= Exercise details =
In the copy, include every entry exactly but none of the pictures.

begin

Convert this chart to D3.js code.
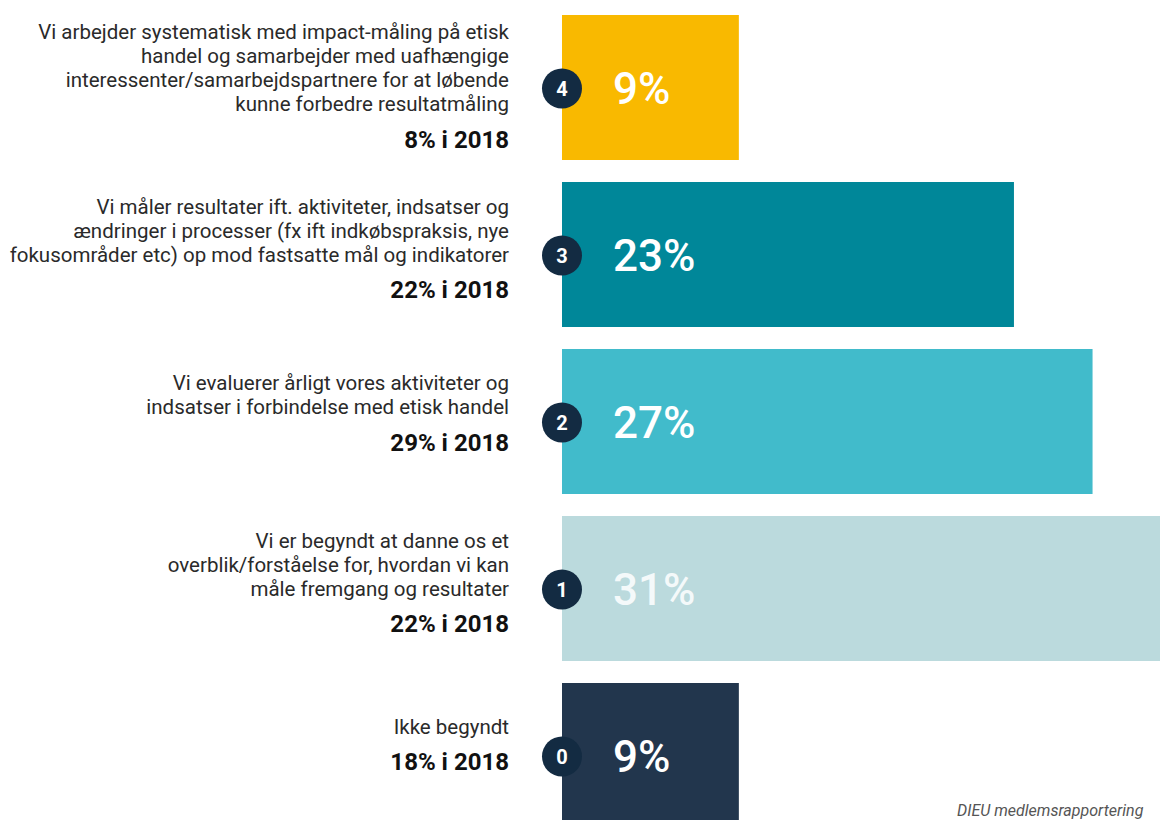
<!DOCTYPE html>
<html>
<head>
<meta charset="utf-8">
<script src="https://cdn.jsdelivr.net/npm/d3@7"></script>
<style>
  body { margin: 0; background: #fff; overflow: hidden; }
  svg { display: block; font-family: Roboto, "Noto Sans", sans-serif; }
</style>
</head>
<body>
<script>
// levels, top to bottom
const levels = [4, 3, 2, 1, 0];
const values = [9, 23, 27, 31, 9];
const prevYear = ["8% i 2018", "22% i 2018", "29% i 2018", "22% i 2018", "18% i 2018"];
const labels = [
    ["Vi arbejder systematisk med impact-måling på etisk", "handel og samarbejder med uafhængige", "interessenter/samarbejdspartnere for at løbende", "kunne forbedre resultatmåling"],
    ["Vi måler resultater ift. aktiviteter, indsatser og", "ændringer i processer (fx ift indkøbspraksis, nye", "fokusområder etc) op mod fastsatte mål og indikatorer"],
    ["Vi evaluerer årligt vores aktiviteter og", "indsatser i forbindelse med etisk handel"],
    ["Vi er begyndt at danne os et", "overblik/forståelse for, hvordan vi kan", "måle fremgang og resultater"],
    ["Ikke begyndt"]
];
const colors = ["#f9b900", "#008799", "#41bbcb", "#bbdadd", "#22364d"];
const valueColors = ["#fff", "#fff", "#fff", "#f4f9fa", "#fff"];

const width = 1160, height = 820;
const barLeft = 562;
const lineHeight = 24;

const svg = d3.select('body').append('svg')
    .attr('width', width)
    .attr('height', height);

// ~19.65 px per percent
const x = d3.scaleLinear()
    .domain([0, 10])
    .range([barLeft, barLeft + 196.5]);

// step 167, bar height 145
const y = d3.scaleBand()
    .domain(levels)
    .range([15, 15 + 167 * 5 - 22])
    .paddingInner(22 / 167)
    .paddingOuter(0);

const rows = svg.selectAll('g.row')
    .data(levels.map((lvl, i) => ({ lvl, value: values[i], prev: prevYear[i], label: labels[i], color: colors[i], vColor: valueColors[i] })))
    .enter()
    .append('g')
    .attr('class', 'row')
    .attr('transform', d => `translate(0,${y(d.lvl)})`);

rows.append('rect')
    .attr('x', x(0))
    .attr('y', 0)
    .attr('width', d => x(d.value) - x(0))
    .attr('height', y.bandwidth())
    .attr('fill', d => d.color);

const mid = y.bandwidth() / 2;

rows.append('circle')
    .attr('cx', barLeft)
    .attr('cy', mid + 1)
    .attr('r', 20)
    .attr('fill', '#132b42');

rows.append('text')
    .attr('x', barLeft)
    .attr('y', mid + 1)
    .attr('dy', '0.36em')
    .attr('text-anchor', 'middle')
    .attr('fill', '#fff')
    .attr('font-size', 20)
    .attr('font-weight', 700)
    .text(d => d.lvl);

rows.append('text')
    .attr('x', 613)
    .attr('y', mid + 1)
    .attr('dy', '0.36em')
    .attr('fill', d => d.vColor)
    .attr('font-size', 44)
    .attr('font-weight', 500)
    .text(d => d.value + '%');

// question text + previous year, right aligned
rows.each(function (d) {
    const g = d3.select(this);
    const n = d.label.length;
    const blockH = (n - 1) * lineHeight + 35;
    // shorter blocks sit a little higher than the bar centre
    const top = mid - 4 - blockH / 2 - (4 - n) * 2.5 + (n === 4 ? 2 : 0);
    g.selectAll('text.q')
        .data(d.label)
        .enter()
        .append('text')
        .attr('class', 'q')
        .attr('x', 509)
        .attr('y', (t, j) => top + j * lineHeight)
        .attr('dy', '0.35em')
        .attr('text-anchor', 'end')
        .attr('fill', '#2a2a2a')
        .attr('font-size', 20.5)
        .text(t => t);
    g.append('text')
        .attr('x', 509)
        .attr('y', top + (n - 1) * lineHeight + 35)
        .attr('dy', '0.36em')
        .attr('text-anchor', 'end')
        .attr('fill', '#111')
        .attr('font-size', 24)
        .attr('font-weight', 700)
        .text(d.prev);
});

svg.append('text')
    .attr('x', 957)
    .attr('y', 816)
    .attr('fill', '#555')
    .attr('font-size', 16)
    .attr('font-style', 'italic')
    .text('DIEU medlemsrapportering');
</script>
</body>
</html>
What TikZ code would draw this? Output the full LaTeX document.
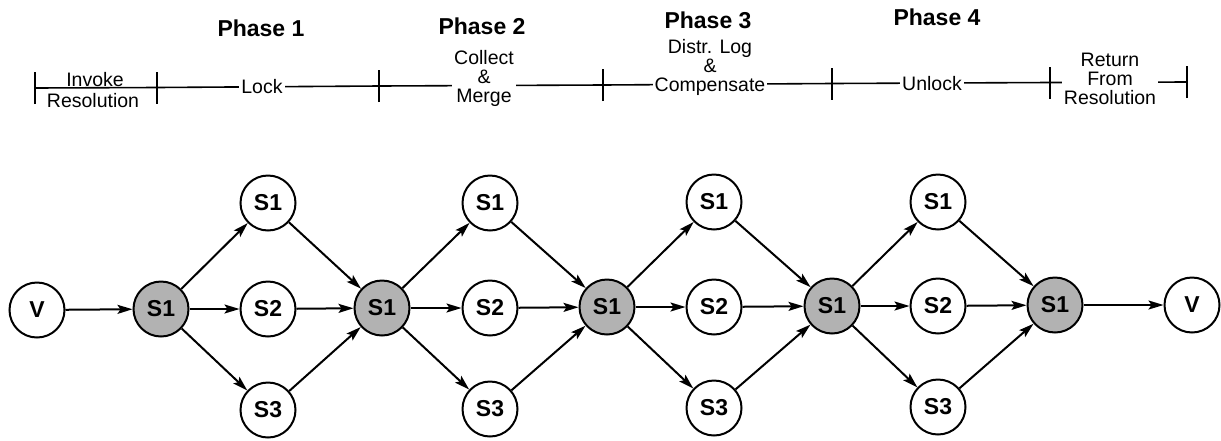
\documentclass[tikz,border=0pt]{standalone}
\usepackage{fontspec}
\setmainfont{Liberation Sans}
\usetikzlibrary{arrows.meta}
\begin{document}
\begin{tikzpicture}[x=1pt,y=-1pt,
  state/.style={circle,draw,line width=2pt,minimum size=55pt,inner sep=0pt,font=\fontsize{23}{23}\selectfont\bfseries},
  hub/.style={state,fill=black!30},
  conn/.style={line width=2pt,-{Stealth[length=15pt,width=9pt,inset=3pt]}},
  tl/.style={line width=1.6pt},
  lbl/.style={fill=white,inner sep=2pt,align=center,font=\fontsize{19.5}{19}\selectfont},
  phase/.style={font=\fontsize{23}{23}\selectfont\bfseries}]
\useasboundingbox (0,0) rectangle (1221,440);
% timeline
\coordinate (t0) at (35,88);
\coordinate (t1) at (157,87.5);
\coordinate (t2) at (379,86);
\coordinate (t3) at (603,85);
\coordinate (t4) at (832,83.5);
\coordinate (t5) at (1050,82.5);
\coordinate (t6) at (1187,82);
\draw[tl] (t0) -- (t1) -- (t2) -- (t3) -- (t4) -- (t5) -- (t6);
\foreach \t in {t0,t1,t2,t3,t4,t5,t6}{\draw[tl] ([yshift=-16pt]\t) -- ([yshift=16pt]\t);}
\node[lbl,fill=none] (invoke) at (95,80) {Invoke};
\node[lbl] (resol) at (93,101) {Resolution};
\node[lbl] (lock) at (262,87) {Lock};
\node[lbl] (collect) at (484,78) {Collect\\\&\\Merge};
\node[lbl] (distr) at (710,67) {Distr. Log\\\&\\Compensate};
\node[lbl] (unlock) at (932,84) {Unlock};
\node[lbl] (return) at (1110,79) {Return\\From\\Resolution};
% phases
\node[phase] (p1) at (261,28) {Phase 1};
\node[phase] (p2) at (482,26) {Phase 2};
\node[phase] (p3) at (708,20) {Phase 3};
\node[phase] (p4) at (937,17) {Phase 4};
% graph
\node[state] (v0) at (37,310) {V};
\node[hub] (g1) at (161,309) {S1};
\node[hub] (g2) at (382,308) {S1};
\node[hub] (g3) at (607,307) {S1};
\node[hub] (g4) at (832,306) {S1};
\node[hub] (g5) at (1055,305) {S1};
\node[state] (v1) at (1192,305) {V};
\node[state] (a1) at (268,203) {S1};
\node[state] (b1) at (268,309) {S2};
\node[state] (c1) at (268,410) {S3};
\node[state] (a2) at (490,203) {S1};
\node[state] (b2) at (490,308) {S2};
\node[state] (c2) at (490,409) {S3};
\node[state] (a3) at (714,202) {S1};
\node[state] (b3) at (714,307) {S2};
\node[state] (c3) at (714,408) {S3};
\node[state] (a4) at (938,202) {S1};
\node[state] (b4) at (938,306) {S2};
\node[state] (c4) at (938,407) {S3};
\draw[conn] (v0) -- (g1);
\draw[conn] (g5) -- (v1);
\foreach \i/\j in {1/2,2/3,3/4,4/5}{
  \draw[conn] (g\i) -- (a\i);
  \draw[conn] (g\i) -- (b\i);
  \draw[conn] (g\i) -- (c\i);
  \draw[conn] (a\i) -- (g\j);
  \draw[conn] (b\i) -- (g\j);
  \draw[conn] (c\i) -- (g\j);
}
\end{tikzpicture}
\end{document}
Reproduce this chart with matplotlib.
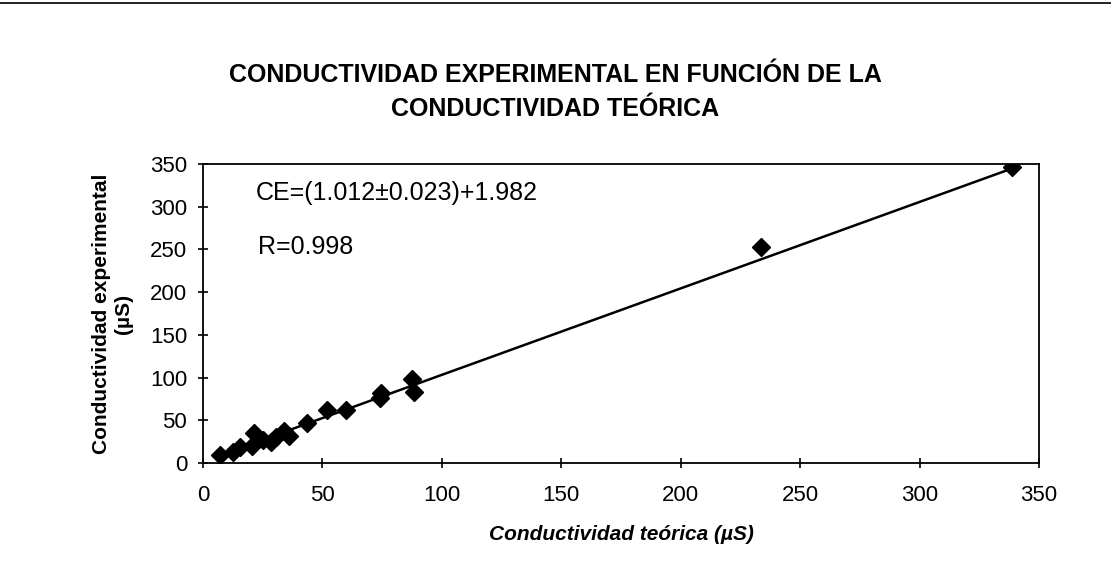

end

= Written solution =
Convert this chart to D3.js code.
<!DOCTYPE html>
<html>
<head>
<meta charset="utf-8">
<script src="https://cdn.jsdelivr.net/npm/d3@7"></script>
<style>
  body { margin: 0; background: #fff; overflow: hidden; }
  svg { display: block; font-family: Roboto, "Noto Sans", sans-serif; }
</style>
</head>
<body>
<script>
// levels, top to bottom
const levels = [4, 3, 2, 1, 0];
const values = [9, 23, 27, 31, 9];
const prevYear = ["8% i 2018", "22% i 2018", "29% i 2018", "22% i 2018", "18% i 2018"];
const labels = [
    ["Vi arbejder systematisk med impact-måling på etisk", "handel og samarbejder med uafhængige", "interessenter/samarbejdspartnere for at løbende", "kunne forbedre resultatmåling"],
    ["Vi måler resultater ift. aktiviteter, indsatser og", "ændringer i processer (fx ift indkøbspraksis, nye", "fokusområder etc) op mod fastsatte mål og indikatorer"],
    ["Vi evaluerer årligt vores aktiviteter og", "indsatser i forbindelse med etisk handel"],
    ["Vi er begyndt at danne os et", "overblik/forståelse for, hvordan vi kan", "måle fremgang og resultater"],
    ["Ikke begyndt"]
];
const colors = ["#f9b900", "#008799", "#41bbcb", "#bbdadd", "#22364d"];
const valueColors = ["#fff", "#fff", "#fff", "#f4f9fa", "#fff"];

const width = 1160, height = 820;
const barLeft = 562;
const lineHeight = 24;

const svg = d3.select('body').append('svg')
    .attr('width', width)
    .attr('height', height);

// ~19.65 px per percent
const x = d3.scaleLinear()
    .domain([0, 10])
    .range([barLeft, barLeft + 196.5]);

// step 167, bar height 145
const y = d3.scaleBand()
    .domain(levels)
    .range([15, 15 + 167 * 5 - 22])
    .paddingInner(22 / 167)
    .paddingOuter(0);

const rows = svg.selectAll('g.row')
    .data(levels.map((lvl, i) => ({ lvl, value: values[i], prev: prevYear[i], label: labels[i], color: colors[i], vColor: valueColors[i] })))
    .enter()
    .append('g')
    .attr('class', 'row')
    .attr('transform', d => `translate(0,${y(d.lvl)})`);

rows.append('rect')
    .attr('x', x(0))
    .attr('y', 0)
    .attr('width', d => x(d.value) - x(0))
    .attr('height', y.bandwidth())
    .attr('fill', d => d.color);

const mid = y.bandwidth() / 2;

rows.append('circle')
    .attr('cx', barLeft)
    .attr('cy', mid + 1)
    .attr('r', 20)
    .attr('fill', '#132b42');

rows.append('text')
    .attr('x', barLeft)
    .attr('y', mid + 1)
    .attr('dy', '0.36em')
    .attr('text-anchor', 'middle')
    .attr('fill', '#fff')
    .attr('font-size', 20)
    .attr('font-weight', 700)
    .text(d => d.lvl);

rows.append('text')
    .attr('x', 613)
    .attr('y', mid + 1)
    .attr('dy', '0.36em')
    .attr('fill', d => d.vColor)
    .attr('font-size', 44)
    .attr('font-weight', 500)
    .text(d => d.value + '%');

// question text + previous year, right aligned
rows.each(function (d) {
    const g = d3.select(this);
    const n = d.label.length;
    const blockH = (n - 1) * lineHeight + 35;
    // shorter blocks sit a little higher than the bar centre
    const top = mid - 4 - blockH / 2 - (4 - n) * 2.5 + (n === 4 ? 2 : 0);
    g.selectAll('text.q')
        .data(d.label)
        .enter()
        .append('text')
        .attr('class', 'q')
        .attr('x', 509)
        .attr('y', (t, j) => top + j * lineHeight)
        .attr('dy', '0.35em')
        .attr('text-anchor', 'end')
        .attr('fill', '#2a2a2a')
        .attr('font-size', 20.5)
        .text(t => t);
    g.append('text')
        .attr('x', 509)
        .attr('y', top + (n - 1) * lineHeight + 35)
        .attr('dy', '0.36em')
        .attr('text-anchor', 'end')
        .attr('fill', '#111')
        .attr('font-size', 24)
        .attr('font-weight', 700)
        .text(d.prev);
});

svg.append('text')
    .attr('x', 957)
    .attr('y', 816)
    .attr('fill', '#555')
    .attr('font-size', 16)
    .attr('font-style', 'italic')
    .text('DIEU medlemsrapportering');
</script>
</body>
</html>
What TikZ code would draw this? Output the full LaTeX document.
\documentclass[tikz,border=0pt]{standalone}
\usepackage{fontspec}
\setmainfont{Liberation Sans}
\usetikzlibrary{arrows.meta}
\begin{document}
\begin{tikzpicture}[x=1pt,y=-1pt,
  state/.style={circle,draw,line width=2pt,minimum size=55pt,inner sep=0pt,font=\fontsize{23}{23}\selectfont\bfseries},
  hub/.style={state,fill=black!30},
  conn/.style={line width=2pt,-{Stealth[length=15pt,width=9pt,inset=3pt]}},
  tl/.style={line width=1.6pt},
  lbl/.style={fill=white,inner sep=2pt,align=center,font=\fontsize{19.5}{19}\selectfont},
  phase/.style={font=\fontsize{23}{23}\selectfont\bfseries}]
\useasboundingbox (0,0) rectangle (1221,440);
% timeline
\coordinate (t0) at (35,88);
\coordinate (t1) at (157,87.5);
\coordinate (t2) at (379,86);
\coordinate (t3) at (603,85);
\coordinate (t4) at (832,83.5);
\coordinate (t5) at (1050,82.5);
\coordinate (t6) at (1187,82);
\draw[tl] (t0) -- (t1) -- (t2) -- (t3) -- (t4) -- (t5) -- (t6);
\foreach \t in {t0,t1,t2,t3,t4,t5,t6}{\draw[tl] ([yshift=-16pt]\t) -- ([yshift=16pt]\t);}
\node[lbl,fill=none] (invoke) at (95,80) {Invoke};
\node[lbl] (resol) at (93,101) {Resolution};
\node[lbl] (lock) at (262,87) {Lock};
\node[lbl] (collect) at (484,78) {Collect\\\&\\Merge};
\node[lbl] (distr) at (710,67) {Distr. Log\\\&\\Compensate};
\node[lbl] (unlock) at (932,84) {Unlock};
\node[lbl] (return) at (1110,79) {Return\\From\\Resolution};
% phases
\node[phase] (p1) at (261,28) {Phase 1};
\node[phase] (p2) at (482,26) {Phase 2};
\node[phase] (p3) at (708,20) {Phase 3};
\node[phase] (p4) at (937,17) {Phase 4};
% graph
\node[state] (v0) at (37,310) {V};
\node[hub] (g1) at (161,309) {S1};
\node[hub] (g2) at (382,308) {S1};
\node[hub] (g3) at (607,307) {S1};
\node[hub] (g4) at (832,306) {S1};
\node[hub] (g5) at (1055,305) {S1};
\node[state] (v1) at (1192,305) {V};
\node[state] (a1) at (268,203) {S1};
\node[state] (b1) at (268,309) {S2};
\node[state] (c1) at (268,410) {S3};
\node[state] (a2) at (490,203) {S1};
\node[state] (b2) at (490,308) {S2};
\node[state] (c2) at (490,409) {S3};
\node[state] (a3) at (714,202) {S1};
\node[state] (b3) at (714,307) {S2};
\node[state] (c3) at (714,408) {S3};
\node[state] (a4) at (938,202) {S1};
\node[state] (b4) at (938,306) {S2};
\node[state] (c4) at (938,407) {S3};
\draw[conn] (v0) -- (g1);
\draw[conn] (g5) -- (v1);
\foreach \i/\j in {1/2,2/3,3/4,4/5}{
  \draw[conn] (g\i) -- (a\i);
  \draw[conn] (g\i) -- (b\i);
  \draw[conn] (g\i) -- (c\i);
  \draw[conn] (a\i) -- (g\j);
  \draw[conn] (b\i) -- (g\j);
  \draw[conn] (c\i) -- (g\j);
}
\end{tikzpicture}
\end{document}
Reproduce this chart with matplotlib.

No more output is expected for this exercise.